Benedetto morto per infarto
Si tratta cioè della parallela causa penale che gli avvocati dei familiari annunciano di voler intentare nei confronti di alcuni medici dell’ospedale Sofia-Cervello di Palermo e dove è stato curato il ragazzo dopo l’accoltellamento. Curato male, secondo i periti di parte. “Benedetto poteva essere salvato”, spiegano gli avvocati Massimiliano Fabio, Giuseppe e Salvatore Mancuso sulla scorta di un accertamento tecnico che avrebbe stabilito che Benedetto è spirato per un infarto. Infarto che si sarebbe potuto “intercettare” se i medici avessero effettuato degli accertamenti di rito mai eseguiti.
Una coronografia avrebbe potuto salvarlo
Il 24enne, dopo l’accoltellamento, riportò la rottura della coronaria interventricolare anteriore e il conseguente infarto miocardico.
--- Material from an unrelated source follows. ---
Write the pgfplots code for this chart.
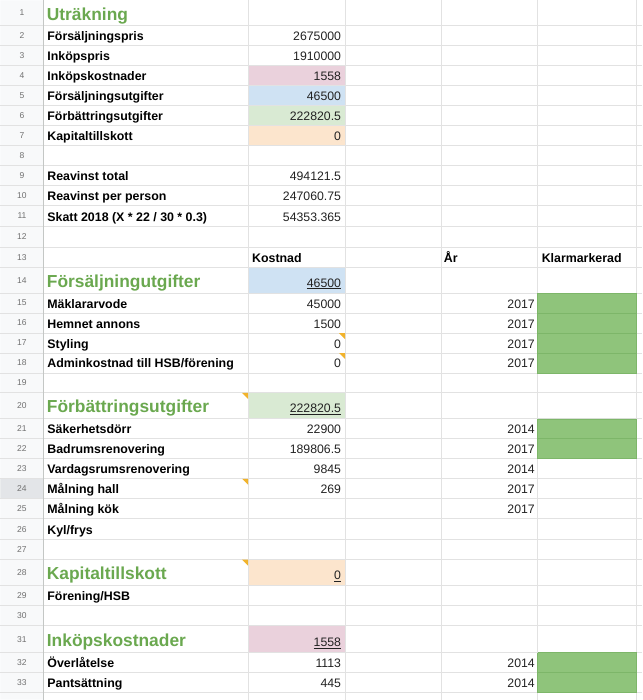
\documentclass[border=0pt]{standalone}
\usepackage{pgfplots}
\pgfplotsset{compat=1.18}
\usepackage{fontspec}
\setmainfont{Liberation Sans}
\definecolor{gridc}{HTML}{E2E2E2}
\definecolor{rowbg}{HTML}{F8F9FA}
\definecolor{rowsel}{HTML}{E3E5E8}
\definecolor{rowline}{HTML}{C4C7C5}
\definecolor{rownum}{HTML}{707070}
\definecolor{pinkc}{HTML}{EAD1DC}
\definecolor{bluec}{HTML}{CFE2F3}
\definecolor{greenc}{HTML}{D9EAD3}
\definecolor{orangec}{HTML}{FCE5CD}
\definecolor{klar}{HTML}{8FC47B}
\definecolor{klarb}{HTML}{7DB669}
\definecolor{headc}{HTML}{6AA84F}
\definecolor{numc}{HTML}{222222}
\definecolor{tri}{HTML}{F1B32C}
\pgfplotsset{
  txt/.style={only marks, mark=*, mark size=0pt, mark options={draw=none,fill=none},
    nodes near coords, point meta=explicit symbolic,
    nodes near coords style={inner sep=0pt, outer sep=0pt, #1}},
  cellfill/.style={draw=none, fill=#1},
  klarcell/.style={fill=klar, draw=klarb, line width=0.8pt},
}
\begin{document}
\begin{tikzpicture}
\begin{axis}[width=642pt, height=700pt, scale only axis,
  xmin=0, xmax=642, ymin=0, ymax=700, y dir=reverse,
  hide axis, clip=false]

% row-number column background
\addplot[cellfill=rowbg] coordinates {(0,0)(43,0)(43,700)(0,700)(0,0)};
\addplot[cellfill=rowsel] coordinates {(0,479)(43,479)(43,499)(0,499)(0,479)};

% coloured cells
\addplot[cellfill=pinkc] coordinates {(248,65)(345,65)(345,85)(248,85)(248,65)};
\addplot[cellfill=bluec] coordinates {(248,85)(345,85)(345,105)(248,105)(248,85)};
\addplot[cellfill=greenc] coordinates {(248,105)(345,105)(345,125)(248,125)(248,105)};
\addplot[cellfill=orangec] coordinates {(248,125)(345,125)(345,145)(248,145)(248,125)};
\addplot[cellfill=bluec] coordinates {(248,267)(345,267)(345,293)(248,293)(248,267)};
\addplot[cellfill=greenc] coordinates {(248,393)(345,393)(345,419)(248,419)(248,393)};
\addplot[cellfill=orangec] coordinates {(248,560)(345,560)(345,586)(248,586)(248,560)};
\addplot[cellfill=pinkc] coordinates {(248,626)(345,626)(345,653)(248,653)(248,626)};

% grid lines
\addplot[gridc, line width=0.9pt, unbounded coords=jump] table {
x y
248 0
248 700
nan nan
345 0
345 700
nan nan
442 0
442 700
nan nan
538 0
538 700
nan nan
637 0
637 700
};
\addplot[gridc, line width=0.9pt, unbounded coords=jump] table {
x y
0 25
642 25
nan nan
0 45
642 45
nan nan
0 65
642 65
nan nan
0 85
642 85
nan nan
0 105
642 105
nan nan
0 125
642 125
nan nan
0 145
642 145
nan nan
0 165
642 165
nan nan
0 185
642 185
nan nan
0 205
642 205
nan nan
0 226
642 226
nan nan
0 247
642 247
nan nan
0 267
642 267
nan nan
0 293
642 293
nan nan
0 313
642 313
nan nan
0 333
642 333
nan nan
0 353
642 353
nan nan
0 373
642 373
nan nan
0 393
642 393
nan nan
0 419
642 419
nan nan
0 439
642 439
nan nan
0 459
642 459
nan nan
0 479
642 479
nan nan
0 499
642 499
nan nan
0 519
642 519
nan nan
0 540
642 540
nan nan
0 560
642 560
nan nan
0 586
642 586
nan nan
0 606
642 606
nan nan
0 626
642 626
nan nan
0 653
642 653
nan nan
0 673
642 673
nan nan
0 693
642 693
};
\addplot[rowline, line width=0.9pt] coordinates {(43,0)(43,700)};

% "Klarmarkerad" green cells
\addplot[klarcell] coordinates {(538,293)(637,293)(637,313)(538,313)(538,293)};
\addplot[klarcell] coordinates {(538,313)(637,313)(637,333)(538,333)(538,313)};
\addplot[klarcell] coordinates {(538,333)(637,333)(637,353)(538,353)(538,333)};
\addplot[klarcell] coordinates {(538,353)(637,353)(637,373)(538,373)(538,353)};
\addplot[klarcell] coordinates {(538,419)(637,419)(637,439)(538,439)(538,419)};
\addplot[klarcell] coordinates {(538,439)(637,439)(637,459)(538,459)(538,439)};
\addplot[klarcell] coordinates {(538,653)(637,653)(637,673)(538,673)(538,653)};
\addplot[klarcell] coordinates {(538,673)(637,673)(637,693)(538,693)(538,673)};

% comment triangles
\addplot[cellfill=tri] coordinates {(339,333)(345,333)(345,339)(339,333)};
\addplot[cellfill=tri] coordinates {(339,353)(345,353)(345,359)(339,353)};
\addplot[cellfill=tri] coordinates {(242,393)(248,393)(248,399)(242,393)};
\addplot[cellfill=tri] coordinates {(242,479)(248,479)(248,485)(242,479)};
\addplot[cellfill=tri] coordinates {(242,560)(248,560)(248,566)(242,560)};

% row numbers
\addplot[txt={anchor=center, font=\fontsize{8.5}{10}\selectfont, text=rownum}] table[meta=t] {
x y t
21.5 12.5 1
21.5 35 2
21.5 55 3
21.5 75 4
21.5 95 5
21.5 115 6
21.5 135 7
21.5 155 8
21.5 175 9
21.5 195 10
21.5 215.5 11
21.5 236.5 12
21.5 257 13
21.5 280 14
21.5 303 15
21.5 323 16
21.5 343 17
21.5 363 18
21.5 383 19
21.5 406 20
21.5 429 21
21.5 449 22
21.5 469 23
21.5 489 24
21.5 509 25
21.5 529.5 26
21.5 550 27
21.5 573 28
21.5 596 29
21.5 616 30
21.5 639.5 31
21.5 663 32
21.5 683 33
};

% headings
\addplot[txt={anchor=base west, font=\bfseries\fontsize{17.4}{20}\selectfont, text=headc}] table[meta=t, col sep=semicolon] {
x;y;t
46.5;20;Uträkning
46.5;287;Försäljningutgifter
46.5;413;Förbättringsutgifter
46.5;580;Kapitaltillskott
46.5;647;Inköpskostnader
};

% row labels
\addplot[txt={anchor=base west, font=\bfseries\fontsize{12.4}{14}\selectfont, text=black}] table[meta=t, col sep=semicolon] {
x;y;t
47;40;Försäljningspris
47;60;Inköpspris
47;80;Inköpskostnader
47;100;Försäljningsutgifter
47;120;Förbättringsutgifter
47;140;Kapitaltillskott
47;180;Reavinst total
47;200;Reavinst per person
47;221;Skatt 2018 (X * 22 / 30 * 0.3)
47;308;Mäklararvode
47;328;Hemnet annons
47;348;Styling
47;368;Adminkostnad till HSB/förening
47;434;Säkerhetsdörr
47;454;Badrumsrenovering
47;474;Vardagsrumsrenovering
47;494;Målning hall
47;514;Målning kök
47;535;Kyl/frys
47;601;Förening/HSB
47;668;Överlåtelse
47;688;Pantsättning
252;262;Kostnad
444;262;År
542;262;Klarmarkerad
};

% values (column B)
\addplot[txt={anchor=base east, font=\fontsize{12.3}{14}\selectfont, text=numc}] table[meta=t] {
x y t
341 40 2675000
341 60 1910000
341 80 1558
341 100 46500
341 120 222820.5
341 140 0
341 180 494121.5
341 200 247060.75
341 221 54353.365
341 308 45000
341 328 1500
341 348 0
341 368 0
341 434 22900
341 454 189806.5
341 474 9845
341 494 269
341 668 1113
341 688 445
};

% underlined totals
\addplot[txt={anchor=base east, font=\fontsize{12.3}{14}\selectfont, text=numc},
  nodes near coords={\underline{\pgfplotspointmeta}}] table[meta=t] {
x y t
341 287 46500
341 413 222820.5
341 580 0
341 647 1558
};

% years (column D)
\addplot[txt={anchor=base east, font=\fontsize{12.3}{14}\selectfont, text=numc}] table[meta=t] {
x y t
535 308 2017
535 328 2017
535 348 2017
535 368 2017
535 434 2014
535 454 2017
535 474 2014
535 494 2017
535 514 2017
535 668 2014
535 688 2014
};

\end{axis}
\end{tikzpicture}
\end{document}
I consulenti nominati dal Tribunale di Palermo, i dottori Calogero Comparato e Pierangela Fleres, nella relazione depositata nei giorni scorsi alla Terza sezione civile del Tribunale di Palermo, hanno scritto che “durante la degenza nel reparto di chirurgia toracica dell’ospedale Cervello di Palermo, non venne mai eseguito un elettrocardiogramma né venne monitorata la curva di dosaggio della Troponina esami che avrebbero indotto i sanitari ad eseguire ulteriori indagini, e tra queste certamente una coronarografia, che avrebbe permesso di diagnosticare lo pseudoaneurisma dell’Iva (la coronaria interventricolare anteriore).
Il dossier medico legale
Anche se nella letteratura medica sono stati segnalati pochi casi di rottura coronarica – hanno aggiunto nella relazione – i circa 10 giorni intercorsi fra la rottura e lo shock cardiogeno avrebbero consentito
agevolmente di studiare il paziente e di sottoporlo a un intervento di by pass coronarico. In considerazione di tali elementi è possibile ritenere che, qualora fossero state adottate le buone pratiche mediche, Vinci avrebbe avuto una probabilità di sopravvivenza pari al 70%”.
La battaglia della famiglia
In base alle conclusioni dei consulenti, gli avvocati delle parti civili istruiranno una causa civile chiamando in causa gli ospedali riuniti “Villa Sofia-Cervello” di Palermo per l’accertamento della responsabilità civile e l’accertamento del danno subìto dai familiari. “La tesi della corresponsabilità della struttura sanitaria nel verificarsi della morte del signor Benedetto Vinci -spiegano i legali – è stata da sempre paventata dalla difesa dei familiari. Oggi, finalmente, seppure dopo tanti anni l’accertamento tecnico preventivo ha confermato tale evidenza e purtroppo il verificarsi di una tragedia che si sarebbe potuta evitare”.